■ **Stated problem**: Leave the pictures out, and output exactly the lines from the one containing "Convert this chart to matplotlib code." through the one containing "th_ylabels = ['-1', '-0.5', '0', '0.5', '1']".

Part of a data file
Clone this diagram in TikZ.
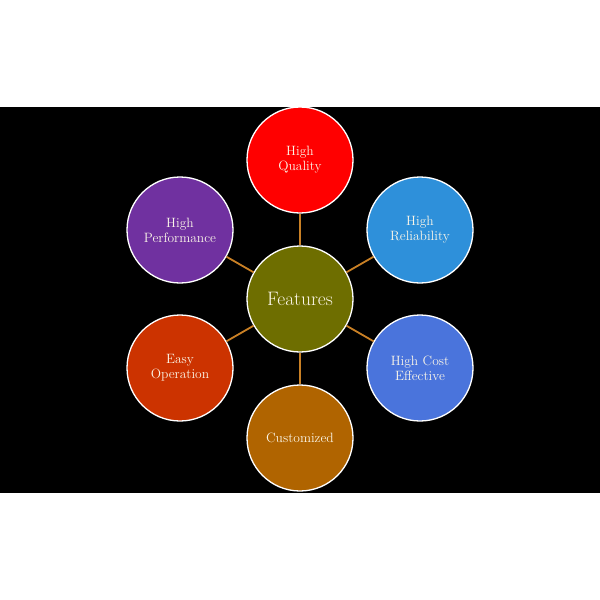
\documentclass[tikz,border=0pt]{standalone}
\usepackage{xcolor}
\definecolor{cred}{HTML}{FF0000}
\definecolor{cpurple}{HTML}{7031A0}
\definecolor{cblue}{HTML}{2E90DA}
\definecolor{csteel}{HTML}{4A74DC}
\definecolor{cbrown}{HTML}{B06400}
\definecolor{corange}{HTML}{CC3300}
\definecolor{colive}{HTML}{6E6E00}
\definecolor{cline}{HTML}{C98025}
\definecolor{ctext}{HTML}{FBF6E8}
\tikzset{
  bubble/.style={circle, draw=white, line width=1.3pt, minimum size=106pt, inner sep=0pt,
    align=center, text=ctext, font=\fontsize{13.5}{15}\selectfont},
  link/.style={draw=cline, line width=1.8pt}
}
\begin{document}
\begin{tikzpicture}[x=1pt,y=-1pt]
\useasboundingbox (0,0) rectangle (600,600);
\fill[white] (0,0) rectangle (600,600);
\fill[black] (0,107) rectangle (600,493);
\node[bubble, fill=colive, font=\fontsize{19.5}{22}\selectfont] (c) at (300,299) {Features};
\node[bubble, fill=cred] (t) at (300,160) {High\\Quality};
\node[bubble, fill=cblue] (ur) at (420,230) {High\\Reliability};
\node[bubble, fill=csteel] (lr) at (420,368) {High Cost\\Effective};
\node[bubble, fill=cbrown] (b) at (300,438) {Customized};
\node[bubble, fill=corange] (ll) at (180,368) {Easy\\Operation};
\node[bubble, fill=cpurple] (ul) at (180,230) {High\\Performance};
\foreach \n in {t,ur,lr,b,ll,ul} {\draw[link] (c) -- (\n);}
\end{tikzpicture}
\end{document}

--

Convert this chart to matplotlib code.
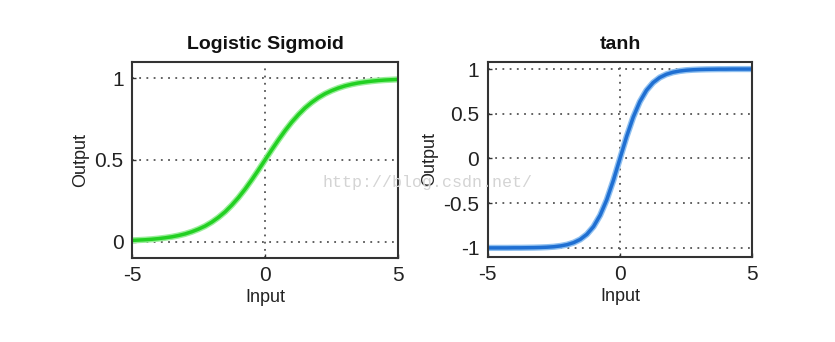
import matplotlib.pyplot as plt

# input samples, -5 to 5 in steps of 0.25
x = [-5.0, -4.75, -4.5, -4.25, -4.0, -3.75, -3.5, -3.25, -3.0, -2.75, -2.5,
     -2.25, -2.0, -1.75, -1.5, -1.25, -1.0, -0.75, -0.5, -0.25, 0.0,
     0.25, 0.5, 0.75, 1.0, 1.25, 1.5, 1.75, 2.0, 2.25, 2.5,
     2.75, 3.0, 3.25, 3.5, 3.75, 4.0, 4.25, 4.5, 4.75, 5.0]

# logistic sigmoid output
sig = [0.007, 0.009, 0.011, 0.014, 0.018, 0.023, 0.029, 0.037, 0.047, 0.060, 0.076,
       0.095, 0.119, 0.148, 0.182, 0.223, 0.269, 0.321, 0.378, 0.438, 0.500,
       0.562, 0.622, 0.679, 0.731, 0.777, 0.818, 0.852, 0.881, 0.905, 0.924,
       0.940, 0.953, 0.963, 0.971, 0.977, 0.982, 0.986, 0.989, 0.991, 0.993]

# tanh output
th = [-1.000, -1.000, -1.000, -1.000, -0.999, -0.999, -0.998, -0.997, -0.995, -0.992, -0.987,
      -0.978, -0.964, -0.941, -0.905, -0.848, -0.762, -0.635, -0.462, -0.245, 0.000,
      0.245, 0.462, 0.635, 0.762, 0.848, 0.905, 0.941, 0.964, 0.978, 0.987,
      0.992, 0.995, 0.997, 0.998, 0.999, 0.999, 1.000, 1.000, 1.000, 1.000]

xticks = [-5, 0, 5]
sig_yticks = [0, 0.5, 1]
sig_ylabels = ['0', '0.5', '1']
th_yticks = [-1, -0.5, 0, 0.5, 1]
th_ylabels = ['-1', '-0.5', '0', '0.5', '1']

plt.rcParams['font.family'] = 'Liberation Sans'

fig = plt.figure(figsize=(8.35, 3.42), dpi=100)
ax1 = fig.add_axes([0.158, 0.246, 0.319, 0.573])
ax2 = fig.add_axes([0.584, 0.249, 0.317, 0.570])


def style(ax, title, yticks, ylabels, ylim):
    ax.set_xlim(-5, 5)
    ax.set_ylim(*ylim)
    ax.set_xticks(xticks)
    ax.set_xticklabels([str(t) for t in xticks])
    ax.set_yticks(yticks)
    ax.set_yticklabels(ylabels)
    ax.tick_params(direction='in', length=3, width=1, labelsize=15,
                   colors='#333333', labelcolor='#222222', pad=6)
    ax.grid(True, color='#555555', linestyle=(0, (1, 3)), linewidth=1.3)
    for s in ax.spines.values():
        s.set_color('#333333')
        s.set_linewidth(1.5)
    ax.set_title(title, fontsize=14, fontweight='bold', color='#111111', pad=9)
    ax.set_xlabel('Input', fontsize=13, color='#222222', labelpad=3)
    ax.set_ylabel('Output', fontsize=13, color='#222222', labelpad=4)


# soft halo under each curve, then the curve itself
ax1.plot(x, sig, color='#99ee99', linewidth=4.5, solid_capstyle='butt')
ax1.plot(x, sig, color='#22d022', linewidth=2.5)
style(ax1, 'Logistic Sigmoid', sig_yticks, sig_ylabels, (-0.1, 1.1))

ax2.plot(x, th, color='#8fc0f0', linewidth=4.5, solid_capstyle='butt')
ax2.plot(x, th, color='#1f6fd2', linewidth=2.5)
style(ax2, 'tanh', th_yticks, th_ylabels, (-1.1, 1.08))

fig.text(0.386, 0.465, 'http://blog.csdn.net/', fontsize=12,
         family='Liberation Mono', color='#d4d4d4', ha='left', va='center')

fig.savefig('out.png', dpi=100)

■ **Answer to this problem**:
Convert this chart to matplotlib code.
import matplotlib.pyplot as plt

# input samples, -5 to 5 in steps of 0.25
x = [-5.0, -4.75, -4.5, -4.25, -4.0, -3.75, -3.5, -3.25, -3.0, -2.75, -2.5,
     -2.25, -2.0, -1.75, -1.5, -1.25, -1.0, -0.75, -0.5, -0.25, 0.0,
     0.25, 0.5, 0.75, 1.0, 1.25, 1.5, 1.75, 2.0, 2.25, 2.5,
     2.75, 3.0, 3.25, 3.5, 3.75, 4.0, 4.25, 4.5, 4.75, 5.0]

# logistic sigmoid output
sig = [0.007, 0.009, 0.011, 0.014, 0.018, 0.023, 0.029, 0.037, 0.047, 0.060, 0.076,
       0.095, 0.119, 0.148, 0.182, 0.223, 0.269, 0.321, 0.378, 0.438, 0.500,
       0.562, 0.622, 0.679, 0.731, 0.777, 0.818, 0.852, 0.881, 0.905, 0.924,
       0.940, 0.953, 0.963, 0.971, 0.977, 0.982, 0.986, 0.989, 0.991, 0.993]

# tanh output
th = [-1.000, -1.000, -1.000, -1.000, -0.999, -0.999, -0.998, -0.997, -0.995, -0.992, -0.987,
      -0.978, -0.964, -0.941, -0.905, -0.848, -0.762, -0.635, -0.462, -0.245, 0.000,
      0.245, 0.462, 0.635, 0.762, 0.848, 0.905, 0.941, 0.964, 0.978, 0.987,
      0.992, 0.995, 0.997, 0.998, 0.999, 0.999, 1.000, 1.000, 1.000, 1.000]

xticks = [-5, 0, 5]
sig_yticks = [0, 0.5, 1]
sig_ylabels = ['0', '0.5', '1']
th_yticks = [-1, -0.5, 0, 0.5, 1]
th_ylabels = ['-1', '-0.5', '0', '0.5', '1']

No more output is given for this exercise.